Even though Bank of Canada will most likely cut its policy rate in June, we think that the central bank should act sooner given the deteriorating economic and financial conditions. In our view, a rate cut in April followed by three 25 basis-point rate cuts by the end of the year would be appropriate.
Quantitative tightening
The Bank of Canada has said that it intends to continue to allow the gradual drawdown of its bond holdings, a process known as quantitative tightening. We do not expect those holdings to have a substantial effect on the supply of bonds or the demand for those securities.
If anything, gradualism should have only a marginal effect on the downward pressure on bond yields and supporting expectations of a normalized yield curve.
The yield curve
The front end of the yield curve shows that investors are anticipating a moderation in the Bank of Canada’s monetary policy.
Two-year Treasury yields, which are directly related to expectations of monetary policy, were priced around 4.1% in early February. That was 90 basis points lower than the Bank of Canada’s overnight rate of 5% and was a further confirmation of the direction of monetary policy
We would expect the prospect of the central bank’s easing to gradually have an effect on the middle of the curve, helping to push five-year yields below 10-year yields. That would set the stage for a normal, positively sloped yield curve.
Ten-year yields
Though the monetary policies of Canada and the U.S. do not move in lockstep, they have followed similar paths and have resulted in similar movements in 10-year government yields.
At present, 10-year U.S. Treasury bonds are trading more than 60 basis points higher than Canadian government bonds. With nearly identical levels and trends in price stability, the strength of the U.S. labor market and a robust U.S. fiscal policy imply an economy better able to support higher interest rates than Canada.
Commodity prices
The Canadian economy has been highly dependent on its resource sector, which puts its exchange rate vulnerable to changes in commodity prices.

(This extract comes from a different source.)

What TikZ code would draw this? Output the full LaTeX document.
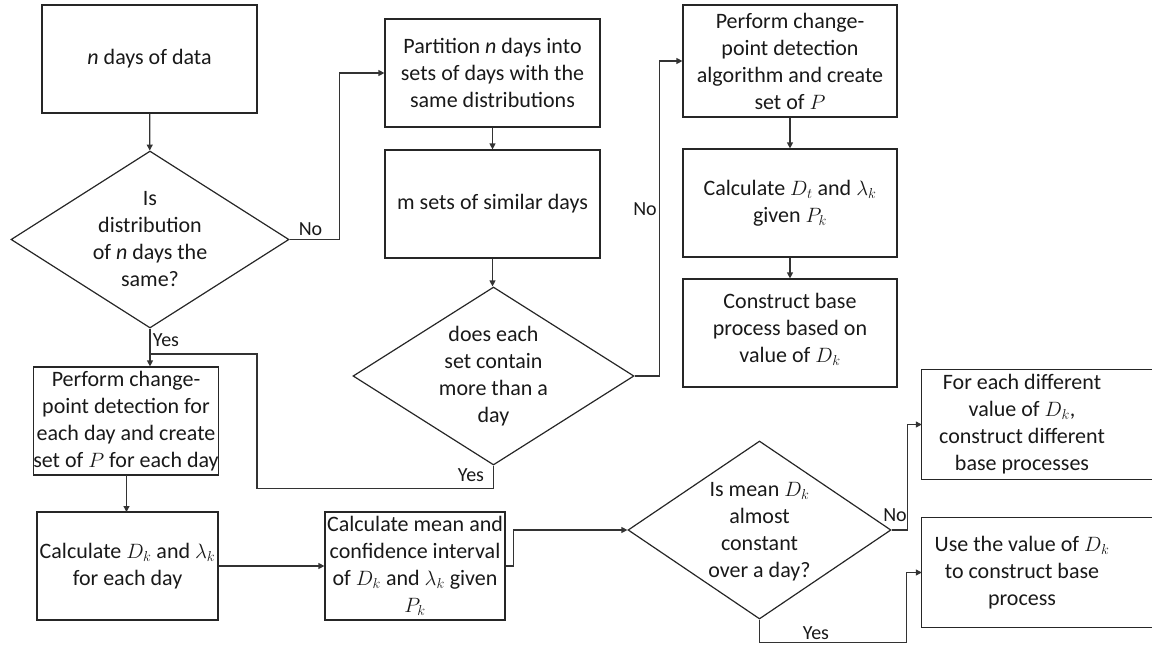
\documentclass[tikz,border=0pt]{standalone}
\usepackage{fontspec}
\setmainfont{Carlito}
\usetikzlibrary{shapes.geometric,arrows.meta,calc}

\begin{document}
\begin{tikzpicture}[x=1pt,y=-1pt,
  txt/.style={font=\fontsize{22}{27}\selectfont, text=black!90, align=center},
  box/.style={txt, draw=black!85, line width=1.2pt, inner sep=0pt},
  decision/.style={diamond, draw=black!85, line width=1.2pt, inner sep=0pt},
  link/.style={draw=black!80, line width=1.2pt},
  arr/.style={link, -{Triangle[length=6pt,width=6pt]}},
  lbl/.style={font=\fontsize{20}{22}\selectfont, text=black!90, inner sep=0pt}]

\useasboundingbox (0,0) rectangle (1152,646);
\clip (0,0) rectangle (1152,646);

% first column
\node[box, minimum width=215pt, minimum height=108pt] (A) at (149.5,59) {\textit{n} days of data};
\node[decision, minimum width=278pt, minimum height=177pt] (D1) at (150,239.5) {};
\node[txt] (D1t) at (D1) {Is\\distribution\\of \textit{n} days the\\same?};
\node[box, minimum width=180pt, minimum height=108pt] (G) at (126,421)
  {Perform change-\\point detection for\\each day and create\\set of $P$ for each day};
\node[box, minimum width=181pt, minimum height=108pt] (H) at (127.5,566)
  {Calculate $D_k$ and $\lambda_k$\\for each day};

% second column
\node[box, minimum width=215pt, minimum height=108pt] (B) at (492.5,73)
  {Partition \textit{n} days into\\sets of days with the\\same distributions};
\node[box, minimum width=215pt, minimum height=108pt] (C) at (492.5,204)
  {m sets of similar days};
\node[decision, minimum width=281pt, minimum height=178pt] (D2) at (493.5,376) {};
\node[txt] (D2t) at (D2) {does each\\set contain\\more than a\\day};
\node[box, minimum width=180pt, minimum height=108pt] (I) at (415,566)
  {Calculate mean and\\confidence interval\\of $D_k$ and $\lambda_k$ given\\$P_k$};

% third column
\node[box, minimum width=214pt, minimum height=112pt] (D) at (790,61)
  {Perform change-\\point detection\\algorithm and create\\set of $P$};
\node[box, minimum width=214pt, minimum height=108pt] (E) at (790,203)
  {Calculate $D_t$ and $\lambda_k$\\given $P_k$};
\node[box, minimum width=214pt, minimum height=108pt] (F) at (790,333) {};
\node[txt] (Ft) at ($(F)+(0,-4)$) {Construct base\\process based on\\value of $D_k$};
\node[decision, minimum width=263pt, minimum height=178pt] (D3) at (759.5,530) {};
\node[txt] (D3t) at ($(D3)+(0,2)$) {Is mean $D_k$\\almost\\constant\\over a day?};

% outcome boxes, running past the right edge
\node[txt, inner sep=0pt, minimum width=200pt, minimum height=109pt] (J) at (1022,424.5)
  {For each different\\value of $D_k$,\\construct different\\base processes};
\node[txt, inner sep=0pt, minimum width=200pt, minimum height=109pt] (K) at (1022,572.5)
  {Use the value of $D_k$\\to construct base\\process};
\draw[black!85, line width=1.2pt] (J.south east) ++(80,0) -| (J.west) |- ($(J.north east)+(80,0)$);
\draw[black!85, line width=1.2pt] (K.south east) ++(80,0) -| (K.west) |- ($(K.north east)+(80,0)$);

% connectors
\coordinate (j1) at (257,354);
\coordinate (m1) at (150,354);
\coordinate (gh1) at (126.5,475);
\coordinate (gh2) at (126.5,512);

\draw[arr] (A) -- (D1);
\draw[arr] (D1.east) -- ++(50,0) |- (B.west);
\draw[arr] (B) -- (C);
\draw[arr] (C.south) -- (C.south |- D2.north);
\draw[arr] (D2.east) -- ++(25,0) |- (D.west);
\draw[arr] (D) -- (E);
\draw[arr] (E) -- (F);
\draw[arr] (D1.south) -- (D1.south |- G.north);
\draw[link] (D2.south) -- ++(0,23) -| (j1) -- (m1);
\draw[arr] (gh1) -- (gh2);
\draw[arr] (H.east) -- (I.west);
\draw[arr] (I.east) -- ++(8,0) |- (D3.west);
\draw[arr] (D3.east) -- ++(16,0) |- (J.west);
\draw[arr] (D3.south) -- ++(0,23) -| ($(K.west)+(-15,0)$) -- (K.west);

% branch labels
\node[lbl] (n1) at (310.5,229) {No};
\node[lbl] (y1) at (166,340) {Yes};
\node[lbl] (n2) at (645,209) {No};
\node[lbl] (y2) at (471,475) {Yes};
\node[lbl] (n3) at (895,515) {No};
\node[lbl] (y3) at (816,633) {Yes};
\end{tikzpicture}
\end{document}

The most striking example is the effect of the collapse of commodity prices from 2014 to 2016 and the concurrent drop in the Canadian dollar’s value.
There has been a similar collapse of commodity prices over the past year and a half, but its effect on the Canadian dollar has been more subdued.
This time around, we attribute the Canadian dollar’s recent decline more to the global strength of the U.S. dollar than to the drop in oil prices and other resources.
Business lending conditions
The Bank of Canada’s Senior Loan Officer Survey for the third quarter confirms the excess risk priced into financial assets that are being seen in the RSM Canada Financial Conditions Index.
As of the third quarter last year, lending conditions at financial institutions had been tight for five consecutive quarters.
This followed two years of higher lending costs as the central bank raised interest rates to cool inflation as the threat of recession loomed.
In the coming loan officer survey for the fourth quarter, we are expecting positive economic growth and a gradual rescinding of some of the perceived risk in financial assets as the economy continues to grow and as financial institutions become more willing to lend.